Abstract

In home-care situations, the caring family members of people suffering from dementia are exposed to a great number of physical, mental and social burdens, and restrictions, putting themselves at risk of falling ill. Caring family members need adequate forms of relief in order to be able to care for the family member at home for as long as possible, and with the best possible physical and psychological status. In the present paper, interventions of relief and promotion and their effects on family members caring for dementia patients have been investigated and described on the basis of a systematic literature review.

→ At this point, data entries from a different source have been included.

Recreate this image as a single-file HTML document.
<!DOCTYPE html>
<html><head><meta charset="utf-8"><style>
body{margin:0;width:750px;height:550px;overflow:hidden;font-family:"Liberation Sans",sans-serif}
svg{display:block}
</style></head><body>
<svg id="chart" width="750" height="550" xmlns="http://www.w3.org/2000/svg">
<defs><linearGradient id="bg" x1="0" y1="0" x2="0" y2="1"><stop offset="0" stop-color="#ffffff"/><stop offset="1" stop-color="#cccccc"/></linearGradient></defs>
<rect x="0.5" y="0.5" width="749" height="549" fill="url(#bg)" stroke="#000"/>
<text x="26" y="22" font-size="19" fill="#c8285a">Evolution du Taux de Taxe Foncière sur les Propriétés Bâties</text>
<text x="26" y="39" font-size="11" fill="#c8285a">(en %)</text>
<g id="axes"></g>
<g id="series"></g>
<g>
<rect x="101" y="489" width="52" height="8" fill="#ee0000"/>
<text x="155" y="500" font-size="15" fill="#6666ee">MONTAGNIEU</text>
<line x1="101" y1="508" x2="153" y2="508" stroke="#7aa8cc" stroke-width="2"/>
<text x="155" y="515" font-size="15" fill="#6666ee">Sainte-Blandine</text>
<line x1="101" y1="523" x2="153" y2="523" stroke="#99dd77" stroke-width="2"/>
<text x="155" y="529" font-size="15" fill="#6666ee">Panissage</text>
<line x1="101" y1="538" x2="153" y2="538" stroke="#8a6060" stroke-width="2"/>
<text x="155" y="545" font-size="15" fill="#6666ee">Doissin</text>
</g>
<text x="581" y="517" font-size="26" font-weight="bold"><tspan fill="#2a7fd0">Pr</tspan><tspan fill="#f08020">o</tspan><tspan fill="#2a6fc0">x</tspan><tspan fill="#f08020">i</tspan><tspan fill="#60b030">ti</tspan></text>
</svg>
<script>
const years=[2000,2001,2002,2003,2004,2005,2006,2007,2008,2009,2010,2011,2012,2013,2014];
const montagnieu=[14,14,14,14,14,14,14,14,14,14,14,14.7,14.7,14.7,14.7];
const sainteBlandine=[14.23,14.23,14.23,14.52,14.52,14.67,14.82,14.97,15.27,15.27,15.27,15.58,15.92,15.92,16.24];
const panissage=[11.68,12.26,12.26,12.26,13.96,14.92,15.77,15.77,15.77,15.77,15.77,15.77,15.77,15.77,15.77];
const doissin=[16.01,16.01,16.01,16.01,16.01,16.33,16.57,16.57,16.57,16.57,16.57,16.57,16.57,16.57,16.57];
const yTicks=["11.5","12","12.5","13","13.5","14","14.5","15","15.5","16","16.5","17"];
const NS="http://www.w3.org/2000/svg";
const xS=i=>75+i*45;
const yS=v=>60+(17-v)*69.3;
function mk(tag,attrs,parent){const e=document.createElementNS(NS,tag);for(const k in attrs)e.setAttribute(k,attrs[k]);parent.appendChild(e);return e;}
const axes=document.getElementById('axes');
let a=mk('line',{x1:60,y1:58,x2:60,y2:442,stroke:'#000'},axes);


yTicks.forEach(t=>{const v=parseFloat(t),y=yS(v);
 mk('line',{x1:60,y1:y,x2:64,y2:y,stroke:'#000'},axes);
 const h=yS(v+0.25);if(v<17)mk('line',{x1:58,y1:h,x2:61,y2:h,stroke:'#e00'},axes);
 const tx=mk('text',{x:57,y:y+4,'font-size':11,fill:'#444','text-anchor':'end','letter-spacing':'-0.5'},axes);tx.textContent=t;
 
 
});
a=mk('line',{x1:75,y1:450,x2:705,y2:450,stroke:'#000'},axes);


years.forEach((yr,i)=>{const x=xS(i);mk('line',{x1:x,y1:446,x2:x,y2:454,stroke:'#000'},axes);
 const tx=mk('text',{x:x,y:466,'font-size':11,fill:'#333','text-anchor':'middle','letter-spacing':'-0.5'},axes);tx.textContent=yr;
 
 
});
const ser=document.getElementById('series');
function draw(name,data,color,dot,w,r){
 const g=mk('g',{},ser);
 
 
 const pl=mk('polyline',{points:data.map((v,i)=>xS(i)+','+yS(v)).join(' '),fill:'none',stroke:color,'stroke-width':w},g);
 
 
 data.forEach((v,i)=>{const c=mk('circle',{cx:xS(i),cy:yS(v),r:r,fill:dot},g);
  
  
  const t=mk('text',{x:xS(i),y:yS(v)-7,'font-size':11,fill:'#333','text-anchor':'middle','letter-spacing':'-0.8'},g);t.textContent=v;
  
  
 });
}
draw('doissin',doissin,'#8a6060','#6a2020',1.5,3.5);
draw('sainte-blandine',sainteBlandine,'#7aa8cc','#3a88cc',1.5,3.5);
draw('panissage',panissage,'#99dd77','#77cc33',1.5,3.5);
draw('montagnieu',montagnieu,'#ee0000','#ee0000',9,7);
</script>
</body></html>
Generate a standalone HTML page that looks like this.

The presentation of the results shows that psycho-educational, relieving, supportive, psychotherapeutic and multimodal offers as well as counselling and case/care management among caring family members have significant effects on parameters such as burdens, level of depression, subjective well-being, skills/knowledge as well as symptoms and institutionalisation of the person in need of care. None of the interventions investigated, however, covers the entire range of parameters. In order to be able to ensure the individual support of caring family members, a superordinate organisational concept (case/care management, family health nursing) which meets the needs of the caring family members, combines and interlinks tailor-made offers for caring family members is required. Registered nurses could play a central role as care managers or family health nurses in ensuring home-based care for people with dementia. Further investigations on multimodal offers and case/care management are needed. In this context, it is essential to take well-considered decisions on study design, sample size, and result parameters (assessment instruments) in order to gain significant results and homogeneous data.